### Exercise aim
Exactly as written, write out the lines below from the first to the one containing "(0,0) rectangle (1080,608);", inclusive. Pictures do not belong in the copy.
################
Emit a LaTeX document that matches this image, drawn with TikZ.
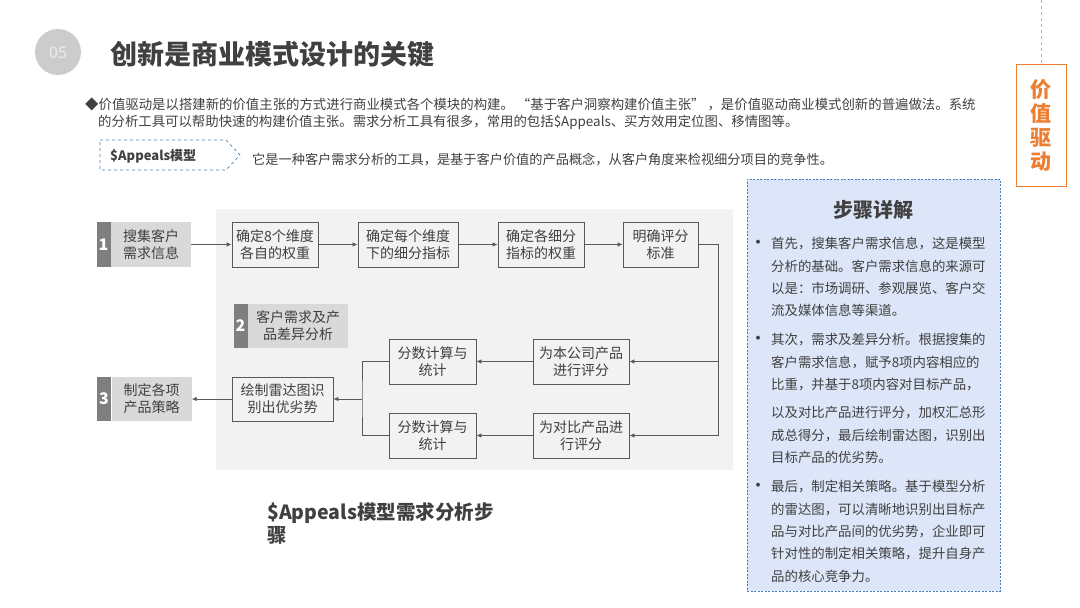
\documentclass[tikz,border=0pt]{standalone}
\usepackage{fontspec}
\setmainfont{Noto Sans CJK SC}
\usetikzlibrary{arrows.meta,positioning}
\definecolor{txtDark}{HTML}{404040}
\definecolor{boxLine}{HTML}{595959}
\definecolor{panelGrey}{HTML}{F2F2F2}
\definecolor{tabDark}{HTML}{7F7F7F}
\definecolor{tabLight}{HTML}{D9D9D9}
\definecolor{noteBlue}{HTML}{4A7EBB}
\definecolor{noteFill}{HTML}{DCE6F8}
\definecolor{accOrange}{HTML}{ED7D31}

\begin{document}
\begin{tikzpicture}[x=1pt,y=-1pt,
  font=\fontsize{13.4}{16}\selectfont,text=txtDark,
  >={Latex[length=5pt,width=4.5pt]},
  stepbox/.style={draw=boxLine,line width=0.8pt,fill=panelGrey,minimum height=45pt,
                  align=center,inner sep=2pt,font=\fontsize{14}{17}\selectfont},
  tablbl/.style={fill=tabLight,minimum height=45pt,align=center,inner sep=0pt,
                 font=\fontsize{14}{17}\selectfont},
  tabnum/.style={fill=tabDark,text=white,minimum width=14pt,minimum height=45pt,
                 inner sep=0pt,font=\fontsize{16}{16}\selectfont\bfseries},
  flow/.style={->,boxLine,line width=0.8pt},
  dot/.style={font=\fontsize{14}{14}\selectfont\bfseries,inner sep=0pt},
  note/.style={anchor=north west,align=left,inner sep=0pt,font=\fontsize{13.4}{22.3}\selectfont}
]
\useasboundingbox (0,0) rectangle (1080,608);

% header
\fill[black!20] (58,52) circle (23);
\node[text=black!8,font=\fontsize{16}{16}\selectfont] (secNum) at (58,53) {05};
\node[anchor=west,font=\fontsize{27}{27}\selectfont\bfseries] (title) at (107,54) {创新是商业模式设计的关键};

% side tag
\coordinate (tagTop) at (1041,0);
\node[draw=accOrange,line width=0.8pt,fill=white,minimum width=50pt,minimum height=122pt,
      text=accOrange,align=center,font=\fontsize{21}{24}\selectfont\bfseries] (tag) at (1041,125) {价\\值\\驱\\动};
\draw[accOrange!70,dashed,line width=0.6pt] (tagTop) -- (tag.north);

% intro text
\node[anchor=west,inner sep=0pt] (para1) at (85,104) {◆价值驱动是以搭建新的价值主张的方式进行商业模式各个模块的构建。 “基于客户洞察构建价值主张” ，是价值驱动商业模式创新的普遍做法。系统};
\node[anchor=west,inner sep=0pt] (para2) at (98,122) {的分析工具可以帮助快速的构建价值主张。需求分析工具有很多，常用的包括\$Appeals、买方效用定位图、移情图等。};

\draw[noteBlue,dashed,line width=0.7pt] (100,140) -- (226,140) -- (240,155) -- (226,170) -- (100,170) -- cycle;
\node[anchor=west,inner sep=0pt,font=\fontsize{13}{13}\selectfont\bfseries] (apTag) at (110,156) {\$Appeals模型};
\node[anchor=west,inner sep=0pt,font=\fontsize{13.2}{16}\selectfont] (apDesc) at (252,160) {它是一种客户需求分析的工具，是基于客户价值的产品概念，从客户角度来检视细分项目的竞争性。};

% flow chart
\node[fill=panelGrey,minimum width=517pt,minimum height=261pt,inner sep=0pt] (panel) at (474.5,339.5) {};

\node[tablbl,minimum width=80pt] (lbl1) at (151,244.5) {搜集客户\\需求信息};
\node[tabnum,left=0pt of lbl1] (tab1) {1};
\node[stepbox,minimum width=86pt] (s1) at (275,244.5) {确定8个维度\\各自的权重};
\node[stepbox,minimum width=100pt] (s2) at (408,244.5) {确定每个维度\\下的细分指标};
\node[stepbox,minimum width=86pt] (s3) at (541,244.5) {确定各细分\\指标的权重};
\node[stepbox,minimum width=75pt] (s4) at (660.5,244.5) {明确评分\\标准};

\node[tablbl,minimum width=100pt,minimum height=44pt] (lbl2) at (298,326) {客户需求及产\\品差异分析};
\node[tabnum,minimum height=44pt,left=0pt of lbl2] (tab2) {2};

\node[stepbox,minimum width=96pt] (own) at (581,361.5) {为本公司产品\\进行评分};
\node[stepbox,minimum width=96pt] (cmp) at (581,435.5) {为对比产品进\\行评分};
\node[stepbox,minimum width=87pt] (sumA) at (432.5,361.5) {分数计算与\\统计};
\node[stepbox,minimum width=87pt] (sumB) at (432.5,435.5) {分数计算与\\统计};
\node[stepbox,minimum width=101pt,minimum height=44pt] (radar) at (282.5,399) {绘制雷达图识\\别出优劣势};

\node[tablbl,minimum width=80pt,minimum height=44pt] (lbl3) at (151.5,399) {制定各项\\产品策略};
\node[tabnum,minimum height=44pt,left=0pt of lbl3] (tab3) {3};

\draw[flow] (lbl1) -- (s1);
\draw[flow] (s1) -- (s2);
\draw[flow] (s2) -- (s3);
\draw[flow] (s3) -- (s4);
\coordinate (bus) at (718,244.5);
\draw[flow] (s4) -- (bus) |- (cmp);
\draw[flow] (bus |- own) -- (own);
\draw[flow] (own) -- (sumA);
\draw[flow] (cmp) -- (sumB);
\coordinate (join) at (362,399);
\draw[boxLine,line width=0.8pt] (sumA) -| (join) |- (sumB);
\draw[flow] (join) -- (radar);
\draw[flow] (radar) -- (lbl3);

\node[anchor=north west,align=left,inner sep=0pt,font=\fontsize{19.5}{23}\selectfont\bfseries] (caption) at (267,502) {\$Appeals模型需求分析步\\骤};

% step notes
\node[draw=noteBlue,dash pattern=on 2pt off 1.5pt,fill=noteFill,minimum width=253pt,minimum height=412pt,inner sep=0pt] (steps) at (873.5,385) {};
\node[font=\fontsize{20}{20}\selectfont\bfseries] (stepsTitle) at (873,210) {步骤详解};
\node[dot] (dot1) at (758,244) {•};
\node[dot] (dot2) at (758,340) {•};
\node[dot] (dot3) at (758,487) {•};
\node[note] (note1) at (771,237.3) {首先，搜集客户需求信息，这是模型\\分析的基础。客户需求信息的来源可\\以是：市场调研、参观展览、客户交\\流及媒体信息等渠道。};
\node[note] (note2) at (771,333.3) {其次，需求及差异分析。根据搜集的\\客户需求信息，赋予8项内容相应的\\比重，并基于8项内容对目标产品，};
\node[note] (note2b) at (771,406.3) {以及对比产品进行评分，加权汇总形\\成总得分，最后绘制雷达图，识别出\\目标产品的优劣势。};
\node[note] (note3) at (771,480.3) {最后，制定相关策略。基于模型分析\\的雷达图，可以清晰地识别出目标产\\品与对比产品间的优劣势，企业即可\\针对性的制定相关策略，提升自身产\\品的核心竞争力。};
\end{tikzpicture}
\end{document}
################
### Output below
Emit a LaTeX document that matches this image, drawn with TikZ.
\documentclass[tikz,border=0pt]{standalone}
\usepackage{fontspec}
\setmainfont{Noto Sans CJK SC}
\usetikzlibrary{arrows.meta,positioning}
\definecolor{txtDark}{HTML}{404040}
\definecolor{boxLine}{HTML}{595959}
\definecolor{panelGrey}{HTML}{F2F2F2}
\definecolor{tabDark}{HTML}{7F7F7F}
\definecolor{tabLight}{HTML}{D9D9D9}
\definecolor{noteBlue}{HTML}{4A7EBB}
\definecolor{noteFill}{HTML}{DCE6F8}
\definecolor{accOrange}{HTML}{ED7D31}

\begin{document}
\begin{tikzpicture}[x=1pt,y=-1pt,
  font=\fontsize{13.4}{16}\selectfont,text=txtDark,
  >={Latex[length=5pt,width=4.5pt]},
  stepbox/.style={draw=boxLine,line width=0.8pt,fill=panelGrey,minimum height=45pt,
                  align=center,inner sep=2pt,font=\fontsize{14}{17}\selectfont},
  tablbl/.style={fill=tabLight,minimum height=45pt,align=center,inner sep=0pt,
                 font=\fontsize{14}{17}\selectfont},
  tabnum/.style={fill=tabDark,text=white,minimum width=14pt,minimum height=45pt,
                 inner sep=0pt,font=\fontsize{16}{16}\selectfont\bfseries},
  flow/.style={->,boxLine,line width=0.8pt},
  dot/.style={font=\fontsize{14}{14}\selectfont\bfseries,inner sep=0pt},
  note/.style={anchor=north west,align=left,inner sep=0pt,font=\fontsize{13.4}{22.3}\selectfont}
]
\useasboundingbox (0,0) rectangle (1080,608);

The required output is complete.